LOS using strict definition

From RogueBasin
Revision as of 16:50, 30 December 2010 by BBQsauce (talk | contribs) (→‎How we do)
Jump to navigation Jump to search

FOV using strict definition - BBQsauce [arthurhavlicek@gmail.com]

Introduction

This article aim for developers looking for elegant fov solution to implement themselves.

When looking for fov algorithms i was sure hoping there was the "simple and obvious way" to do things. There is not. In fact, there is close to a dozen of fov implementations to choose from in the wiki only, trying to emulate three main definitions (see what we want) The choice you make must depend of your programming skills and the desired behavior of your algorithm - because there is several desired behaviors. If you haven't yet, check out Comparative_study_of_field_of_view_algorithms_for_2D_grid_based_worlds which is a great article to start with. In this article, we'll focus on corner-peeking behavior ; this is really the core problem of fov.

What we want

########
.@......
####O###
---#.#--

There is three major distincts ways to plan a fov computing algorithm :

- @ and O should see each other : see Permissive_Field_of_View

- @ should see 0 but not the reverse : see Shadow casting

- @ and O shouldn't see each other : you're at the right place.

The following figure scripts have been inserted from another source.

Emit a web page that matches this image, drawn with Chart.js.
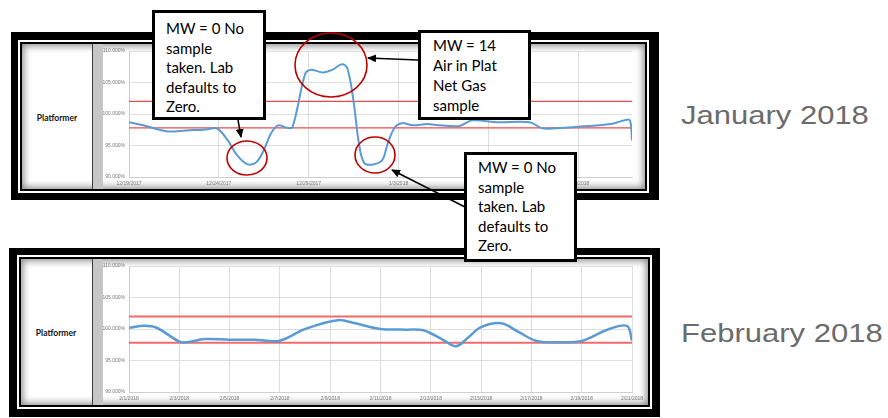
<!DOCTYPE html>
<html>
<head>
<meta charset="utf-8">
<script src="https://cdn.jsdelivr.net/npm/chart.js@4.4.0/dist/chart.umd.min.js"></script>
<style>
body{margin:0;width:888px;height:418px;background:#fff;position:relative;overflow:hidden;font-family:"Liberation Sans",Arial,sans-serif;}
.abs{position:absolute;}
.blk{background:#000;}
.wht{background:#fff;}
.inner{background:#fff;box-shadow:inset 0 0 7px 2px rgba(0,0,0,0.45);}
.sep{background:#c6c6c6;border-left:1px solid #3a3a3a;}
.unit{font-family:Lato,"Open Sans",sans-serif;font-weight:bold;font-size:8.5px;color:#111;width:70px;text-align:center;}
.month{font-size:31px;color:#6b6b6b;transform-origin:0 0;transform:scaleY(0.81);line-height:31px;white-space:nowrap;}
.note{background:#fff;border:3px solid #000;box-sizing:border-box;font-family:Lato,sans-serif;font-size:15px;line-height:19.5px;color:#000;white-space:nowrap;}
</style>
</head>
<body>

<!-- panel enero -->
<div class="abs blk" style="left:11px;top:32px;width:648px;height:168px"></div>
<div class="abs wht" style="left:18px;top:40px;width:631px;height:153px"></div>
<div class="abs blk" style="left:20px;top:42px;width:627px;height:149px"></div>
<div class="abs inner" style="left:22px;top:44px;width:623px;height:145px"></div>
<div class="abs sep" style="left:92px;top:44px;width:10px;height:145px"></div>
<div class="abs unit" style="left:22px;top:113px">Platformer</div>
<canvas id="chartJan" class="abs" style="left:103px;top:44px" width="542" height="145"></canvas>

<!-- panel febrero -->
<div class="abs blk" style="left:9px;top:248px;width:651px;height:169px"></div>
<div class="abs wht" style="left:17px;top:255px;width:635px;height:154px"></div>
<div class="abs blk" style="left:19px;top:257px;width:631px;height:150px"></div>
<div class="abs inner" style="left:21px;top:259px;width:627px;height:146px"></div>
<div class="abs sep" style="left:92px;top:259px;width:10px;height:146px"></div>
<div class="abs unit" style="left:21px;top:328px">Platformer</div>
<canvas id="chartFeb" class="abs" style="left:103px;top:259px" width="545" height="146"></canvas>

<div class="abs month" style="left:681px;top:103px">January 2018</div>
<div class="abs month" style="left:681px;top:321px">February 2018</div>

<svg class="abs" style="left:0;top:0" width="888" height="418">
  <defs>
    <marker id="ah" markerWidth="9" markerHeight="8" refX="8" refY="4" orient="auto" markerUnits="userSpaceOnUse">
      <path d="M0,0 L9,4 L0,8 z" fill="#000"/>
    </marker>
  </defs>
  <ellipse cx="247" cy="158" rx="20" ry="17" fill="none" stroke="#c00000" stroke-width="1.6"/>
  <ellipse cx="331" cy="65" rx="36" ry="32" fill="none" stroke="#c00000" stroke-width="1.6"/>
  <ellipse cx="375" cy="155" rx="20" ry="18" fill="none" stroke="#c00000" stroke-width="1.6"/>
  <line x1="238" y1="120" x2="241" y2="137" stroke="#000" stroke-width="1.5" marker-end="url(#ah)"/>
  <line x1="418" y1="60" x2="368" y2="58" stroke="#000" stroke-width="1.5" marker-end="url(#ah)"/>
  <line x1="465" y1="207" x2="392" y2="170" stroke="#000" stroke-width="1.5" marker-end="url(#ah)"/>
</svg>

<div class="abs note" style="left:152px;top:10px;width:114px;height:110px;padding:6px 0 0 11px">MW = 0 No<br>sample<br>taken. Lab<br>defaults to<br>Zero.</div>
<div class="abs note" style="left:418px;top:30px;width:113px;height:90px;padding:2px 0 0 12px;line-height:20px">MW = 14<br>Air in Plat<br>Net Gas<br>sample</div>
<div class="abs note" style="left:464px;top:152px;width:113px;height:110px;padding:3px 0 0 11px">MW = 0 No<br>sample<br>taken. Lab<br>defaults to<br>Zero.</div>

<script>
// Platformer - enero / febrero 2018

const janTickLabels = ['12/19/2017', '12/24/2017', '12/29/2017', '1/3/2018', '1/8/2018', '1/13/2018'];
const janLastDay = 28;
const janDay = [0, 0.8, 2.1, 3.2, 4.3, 4.9, 5.5, 6.0, 6.6, 7.1, 7.5, 7.9, 8.3, 8.8, 9.1, 9.8, 10.1, 10.8, 11.3, 11.85, 12.15, 12.5, 12.8, 13.1, 13.6, 14.1, 14.4, 14.8, 15.2, 15.8, 16.6, 17.3, 18.4, 19.1, 20.5, 22.3, 23.0, 23.8, 25.1, 26.9, 27.7, 27.9, 28];
const janValue = [98.7, 98.2, 97.25, 97.4, 97.55, 97.7, 95.8, 93.5, 92.0, 92.4, 94.25, 96.9, 98.2, 97.8, 97.9, 106.3, 107.0, 106.6, 107.0, 107.9, 107.3, 102.0, 95.3, 92.2, 92.0, 92.7, 95.3, 97.9, 98.55, 98.2, 98.4, 98.2, 98.1, 99.0, 98.7, 98.7, 97.75, 97.75, 98.0, 98.45, 99.1, 98.9, 95.8];

const febTickLabels = ['2/1/2018', '2/3/2018', '2/5/2018', '2/7/2018', '2/9/2018', '2/11/2018', '2/13/2018', '2/15/2018', '2/17/2018', '2/19/2018', '2/21/2018'];
const febLastDay = 20;
const febDay = [0, 0.6, 1.1, 2.0, 2.3, 3.0, 4.0, 5.0, 6.0, 7.0, 8.3, 9.0, 10.0, 11.0, 11.7, 12.5, 13.0, 13.5, 14.0, 14.8, 15.5, 16.2, 17.0, 18.0, 19.0, 19.8, 20.0];
const febValue = [100.2, 100.5, 100.2, 98.0, 97.9, 98.4, 98.3, 98.3, 98.15, 100.0, 101.4, 100.9, 100.0, 99.9, 99.8, 98.25, 97.25, 98.7, 100.3, 100.9, 99.5, 98.1, 97.9, 98.1, 99.85, 100.5, 98.15];

const upperLimit = 102;
const lowerLimit = 97.8;

function toPoints(days, values){
  return days.map((d, i) => ({x: d, y: values[i]}));
}

function drawPanel(id, days, values, tickLabels, step, lastDay, st){
  var ctx = document.getElementById(id).getContext('2d');
  return new Chart(ctx, {
    type: 'line',
    data: {
      datasets: [
        {data: toPoints(days, values), borderColor: '#5b9bd5', borderWidth: st.blueWidth, pointRadius: 0, tension: 0.35},
        {data: [{x: 0, y: upperLimit}, {x: lastDay, y: upperLimit}], borderColor: st.red, borderWidth: st.redWidth, pointRadius: 0},
        {data: [{x: 0, y: lowerLimit}, {x: lastDay, y: lowerLimit}], borderColor: st.red, borderWidth: st.redWidth, pointRadius: 0}
      ]
    },
    options: {
      responsive: false,
      animation: false,
      events: [],
      layout: {padding: {top: 6, right: st.right, left: 0, bottom: 0}},
      plugins: {legend: {display: false}, tooltip: {enabled: false}},
      scales: {
        x: {
          type: 'linear', min: 0, max: lastDay,
          afterFit: s => { s.height = st.bottom; },
          ticks: {stepSize: step, includeBounds: false, autoSkip: false, maxRotation: 0, padding: 4,
                  font: {size: 5, family: 'Liberation Sans'}, color: '#777',
                  callback: (v, i) => tickLabels[i]},
          grid: {color: '#dedede', drawTicks: false},
          border: {color: '#cfcfcf'}
        },
        y: {
          min: 90, max: 110,
          afterFit: s => { s.width = 26; },
          ticks: {stepSize: 5, padding: 4, font: {size: 5, family: 'Liberation Sans'}, color: '#777',
                  callback: v => v.toFixed(3) + '%'},
          grid: {color: '#dedede', drawTicks: false},
          border: {color: '#cfcfcf'}
        }
      }
    }
  });
}

drawPanel('chartJan', janDay, janValue, janTickLabels, 5, janLastDay, {blueWidth: 2, red: '#e84a4a', redWidth: 1.3, right: 13, bottom: 12});
drawPanel('chartFeb', febDay, febValue, febTickLabels, 2, febLastDay, {blueWidth: 2.5, red: '#f26b6b', redWidth: 2, right: 16, bottom: 13});
</script>
</body>
</html>
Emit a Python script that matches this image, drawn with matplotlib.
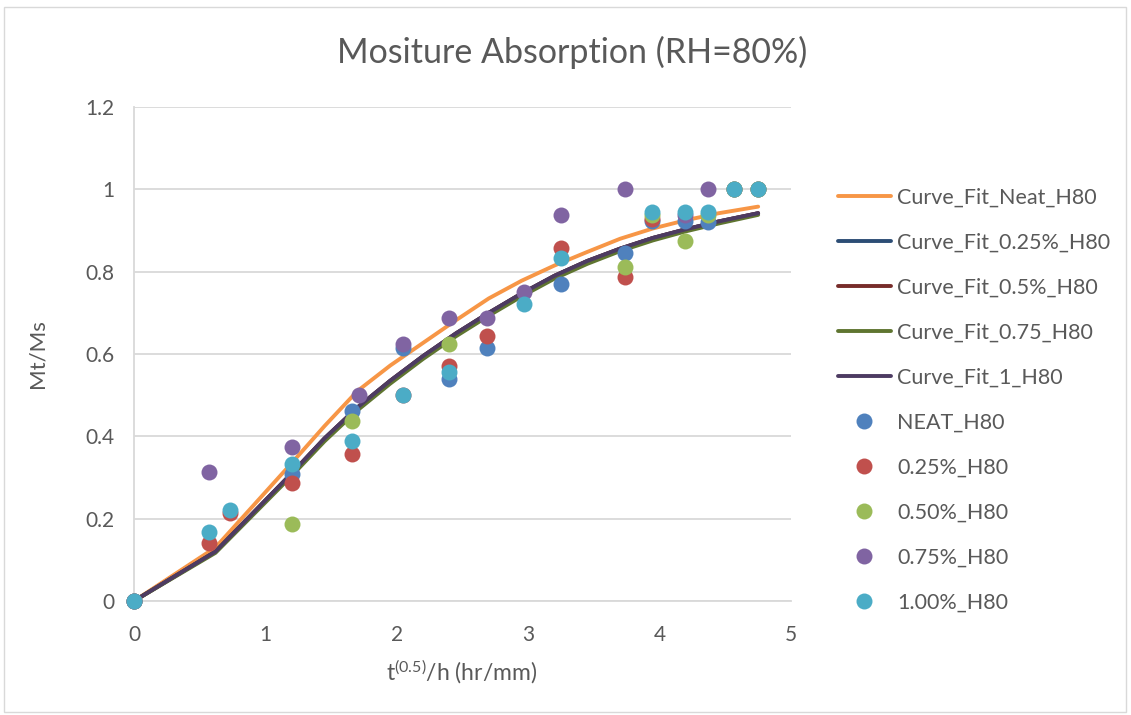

This imply the following :

#......
#...@..
-######

I can't see the room corner here, because I'm too close to the wall. This is realistic, but that also mean your room won't lit completly as soon as you enter it.

How we do

We will rely on iteration of the Bresenham's line algorithm (that you can find on wikipedia).

Unlike ray casting, we won't lit the tiles we travel through when iterating a line ; for every target tile we have to build a line. The final tile is lit if and only if the line is unobstructed. If the line go through a wall then it's obstructed ; first obstructing wall is always lit.

The following C code compute a radius-wide fov assuming pc stands on x0 y0:

void fov(int x0, int y0, float radius)
{
  int i,j
  for (i = -(int)radius; i <= radius; i++)
    for (j = -(int)radius; j <= radius; j++)
      if(i*i + j*j < radius*radius) //also check map boundaries if needed
        line(x0,y0, i+x0, j+y0);
}

void line(int x0, int y0, int x1, int y1)
{
  int dx,dy,err,sx,sy,e2;
  dx = abs(x1-x0);
  dy = abs(y1-y0) ;
  if (x0 < x1)
    sx = 1;
  else 
    sx = -1;
  if (y0 < y1)
    sy = 1; 
  else 
    sy = -1;
  err = dx-dy;
 
  while (x0 != x1 || y0 != y1)
  {
    if(map[x][y] == WALL) //or any equivalent
    {
      unlit(x1, y1);
      break;
    }
    e2 = 2*err;
    if (e2 > -dy)
    {
      err = err - dy;
      x0 = x0 + sx;
    } 
    if (e2 <  dx)
    {
      err = err + dx;
      y0 = y0 + sy;
    } 
  }
  lit(x0,y0);
}

Efficiency

The complexity is comparable to most fov computing algorithm, which are in general O(radius ^ 3). This is high and should be avoided to be fully calculated for non-PC characters. Fortunately we can calculate visibility of a single tile when needed with the line method ; checking if a monster can see PC is done very quickly with this method.